We had decided to move to Victoria!
We left at relatively short notice. We had decided that I was to start studying at the Reformed Theological College in Geelong. Starting mid-year in 1990. My employer, the Commonwealth Employment Service (CES) had agreed to transfer me to the Geelong office, from the Bunbury office. But I had to start in a week! I pleaded with the manager at Bunbury to extend that to a fortnight. They did. Just.
We had already organised all our furniture and other stuff to go to Geelong in a removalist truck. We had our gear together in our VW Kombi – an older 1970s model with an air-cooled 4 cylinder ‘boxer’ engine in the back. It had a pop top camper roof, which we didn’t use. The car had been reverted to an eight-seater van. Plus, we had bolted a safety seat between the two front seats for our then youngest daughter, A. There was comfortable space for all or our seven kids.
But the car was full of luggage, so there was not a lot of space to spare. It was going to be a long drive, from Bunbury in southwest Western Australia, to Geelong, near Melbourne, in Victoria. A distance of some 3 300 kilometres. In just three days!
The day we left friends of ours gave us some nice surprises. Judi de R prepared a huge batch of sandwiches. Really nice sandwiches, with enough to last us for several days. Hugo, Judi’s husband, gave our eldest son, Ch, a skateboard. It was well used at every opportunity on the trip!
We had been given a really great send-off by our church family on the previous Sunday. Lots of love and encouragement and gifts and prayers from really dear people.

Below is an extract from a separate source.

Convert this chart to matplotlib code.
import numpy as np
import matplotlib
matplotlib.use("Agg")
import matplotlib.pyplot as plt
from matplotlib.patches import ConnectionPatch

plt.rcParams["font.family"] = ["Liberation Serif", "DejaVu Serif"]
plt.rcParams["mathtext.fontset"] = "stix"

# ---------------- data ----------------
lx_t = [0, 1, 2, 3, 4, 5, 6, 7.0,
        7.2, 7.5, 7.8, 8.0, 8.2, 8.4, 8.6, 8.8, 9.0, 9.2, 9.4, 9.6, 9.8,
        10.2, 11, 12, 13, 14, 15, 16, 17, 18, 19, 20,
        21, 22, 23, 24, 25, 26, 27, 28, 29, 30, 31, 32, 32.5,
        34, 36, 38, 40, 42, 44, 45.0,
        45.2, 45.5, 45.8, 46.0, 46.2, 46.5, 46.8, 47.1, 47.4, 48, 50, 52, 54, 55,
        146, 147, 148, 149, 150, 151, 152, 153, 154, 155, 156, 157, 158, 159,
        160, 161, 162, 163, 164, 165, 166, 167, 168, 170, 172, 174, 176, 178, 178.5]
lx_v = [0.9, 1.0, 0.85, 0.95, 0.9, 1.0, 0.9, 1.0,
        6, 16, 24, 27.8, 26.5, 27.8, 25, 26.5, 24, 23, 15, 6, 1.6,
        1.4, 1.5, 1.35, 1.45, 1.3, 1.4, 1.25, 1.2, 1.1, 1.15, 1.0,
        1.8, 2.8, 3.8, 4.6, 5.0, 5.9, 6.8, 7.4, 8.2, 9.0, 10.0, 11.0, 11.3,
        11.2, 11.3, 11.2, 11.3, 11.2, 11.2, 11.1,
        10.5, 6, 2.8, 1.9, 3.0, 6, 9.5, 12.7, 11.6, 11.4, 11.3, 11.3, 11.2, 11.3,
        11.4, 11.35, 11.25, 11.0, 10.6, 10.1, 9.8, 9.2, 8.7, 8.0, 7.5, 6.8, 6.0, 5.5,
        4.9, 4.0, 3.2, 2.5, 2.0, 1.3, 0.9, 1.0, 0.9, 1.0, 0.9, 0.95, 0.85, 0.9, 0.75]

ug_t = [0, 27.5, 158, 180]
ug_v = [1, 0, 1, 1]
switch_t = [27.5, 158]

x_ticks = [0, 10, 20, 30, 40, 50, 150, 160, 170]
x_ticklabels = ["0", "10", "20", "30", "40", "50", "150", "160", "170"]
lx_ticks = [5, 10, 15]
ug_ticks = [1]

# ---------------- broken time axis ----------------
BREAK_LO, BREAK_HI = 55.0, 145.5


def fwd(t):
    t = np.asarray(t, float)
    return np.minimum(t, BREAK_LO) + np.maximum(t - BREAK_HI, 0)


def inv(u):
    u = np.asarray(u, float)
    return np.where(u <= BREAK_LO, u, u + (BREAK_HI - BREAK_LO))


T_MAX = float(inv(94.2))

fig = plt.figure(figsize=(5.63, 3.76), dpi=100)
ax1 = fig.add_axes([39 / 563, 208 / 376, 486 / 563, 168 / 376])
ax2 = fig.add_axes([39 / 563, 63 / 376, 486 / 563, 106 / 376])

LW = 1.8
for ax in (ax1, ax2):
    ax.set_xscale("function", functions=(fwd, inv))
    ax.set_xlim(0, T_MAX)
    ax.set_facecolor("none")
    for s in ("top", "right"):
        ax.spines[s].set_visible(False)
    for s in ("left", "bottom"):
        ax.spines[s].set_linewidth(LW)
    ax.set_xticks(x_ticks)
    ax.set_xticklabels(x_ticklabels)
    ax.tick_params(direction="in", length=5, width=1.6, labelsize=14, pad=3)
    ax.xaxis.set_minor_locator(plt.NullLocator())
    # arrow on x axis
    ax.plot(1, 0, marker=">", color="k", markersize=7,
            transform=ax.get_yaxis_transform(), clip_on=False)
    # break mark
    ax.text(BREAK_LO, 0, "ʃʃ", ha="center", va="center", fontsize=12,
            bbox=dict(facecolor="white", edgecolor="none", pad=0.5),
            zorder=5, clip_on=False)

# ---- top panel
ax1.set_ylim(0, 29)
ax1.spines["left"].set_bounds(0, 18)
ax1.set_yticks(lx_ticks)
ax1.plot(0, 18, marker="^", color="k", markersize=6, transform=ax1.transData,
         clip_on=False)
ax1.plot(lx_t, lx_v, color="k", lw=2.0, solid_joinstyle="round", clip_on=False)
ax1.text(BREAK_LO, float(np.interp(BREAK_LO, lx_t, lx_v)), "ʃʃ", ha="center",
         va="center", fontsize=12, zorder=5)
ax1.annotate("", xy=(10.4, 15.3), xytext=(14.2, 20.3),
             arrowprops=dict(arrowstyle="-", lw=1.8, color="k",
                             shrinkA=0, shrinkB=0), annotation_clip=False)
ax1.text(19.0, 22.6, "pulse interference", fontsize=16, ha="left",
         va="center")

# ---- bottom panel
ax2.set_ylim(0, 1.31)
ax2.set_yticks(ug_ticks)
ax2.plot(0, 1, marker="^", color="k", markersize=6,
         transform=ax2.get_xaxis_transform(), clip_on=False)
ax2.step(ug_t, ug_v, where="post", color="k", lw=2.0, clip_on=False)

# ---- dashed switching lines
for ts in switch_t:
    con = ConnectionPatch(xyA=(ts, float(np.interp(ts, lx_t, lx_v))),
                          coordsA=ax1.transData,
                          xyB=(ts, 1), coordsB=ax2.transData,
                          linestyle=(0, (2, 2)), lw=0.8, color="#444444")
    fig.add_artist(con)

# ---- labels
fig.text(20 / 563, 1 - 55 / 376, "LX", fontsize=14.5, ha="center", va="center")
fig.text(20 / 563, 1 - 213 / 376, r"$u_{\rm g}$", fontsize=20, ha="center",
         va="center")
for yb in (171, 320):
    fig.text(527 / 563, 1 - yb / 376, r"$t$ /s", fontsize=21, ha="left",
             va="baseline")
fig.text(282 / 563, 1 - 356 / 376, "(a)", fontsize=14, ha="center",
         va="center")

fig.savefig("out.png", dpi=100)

So there we were. Seven kids, and Dad and Mum in an old Volkswagen Kombi. Across the Nullarbor. That was a memorable trip! After we left Bunbury, we had intended to keep driving right through the night. We had a distance of about two and a half thousand kilometres to cover before we got to our first booked in place of rest in Clare, South Australia. Two and a half thousand kilometres in two days!
Lots of stops. Stops to fuel up. Stops to eat. Stops to give the kids a chance to get out of the car and run. And use the skateboard! In between we just kept on driving. About one-thirty in the morning I just had to stop for a rest and a sleep. An empty truck bay alongside the Eyre Highway was a good spot. The kids were already asleep. The driver’s seat of an older Kombi is not the most comfortable bed, but I managed to rest and even sleep for a short while. After that I got out and went for a walk around to wake up properly.
Our first major stop was a cabin in a caravan park in Clare, South Australia, in the middle of a great wine region. We were at the end of a long, tiring drive. It was about eight o’clock in the evening. Our youngest, A, just one year old, in the safety seat between us, was crying. Persistently. It was raining. It was the middle of winter! Almost in desperation I prayed out loud that God would let A go to sleep. She did. We were so thankful!
The road wound ever on. Nearly nine o’clock. Here is Clare, at last. Still raining. Where’s that caravan park? Trudi was giving directions from the map. She’s good at it. Into the caravan park. Met by a man who pointed us to the cabin. He went ahead and opened it up. And lit the wood fire that he had prepared! That was service!
We all got out of the car and grabbed our gear that we needed for the night. E, our then six-year-old daughter, dropped her pillow and blankets right into a puddle! We sorted that out pretty quick and thankfully sat down around a pleasantly blazing log fire. It was still raining outside!
It didn’t take long to tuck the kids into bed, and then, after a short while, to tuck ourselves into bed. We slept in the next morning. We didn’t get on the road until eight o’clock!
The next, and last lap of the trip was from Clare to Geelong. Only about 800 kilometres. We got there at about eleven o’clock that night. Pretty tired, but we were there! We had friends in Geelong who had made an empty caravan in their backyard available for Trudi and myself to sleep in. The kids slept in the house.
After a week or so we obtained a rental home in the Geelong suburb of Belmont. We started to move all the stuff we had with us in the Kombi into the house, and as we were doing so we heard the sound of a truck approaching. It sounded funny. It certainly wasn’t running properly! We saw pretty quickly that it was the removal truck with our furniture in it. Sure enough, it backed into our driveway and the guys unloaded our furniture.
What was with the truck and the noise? Well a couple of days before, on the Nullarbor, the truck had blown the engine. The piston in number six cylinder had blown a hole in the top. What to do, stuck in the middle of nowhere? They decided to disconnect the fuel supply to number six cylinder, and keep on driving, hoping they could get to Geelong, and then to Melbourne, to offload their cargoes. They succeeded!
They had organised another motor, and a place to get it installed, at a business in Melbourne. They then loaded the cargoes they had to take back to Perth and drove back to Perth. I like the persistence, and the solving of problems, that these guys had. Well done!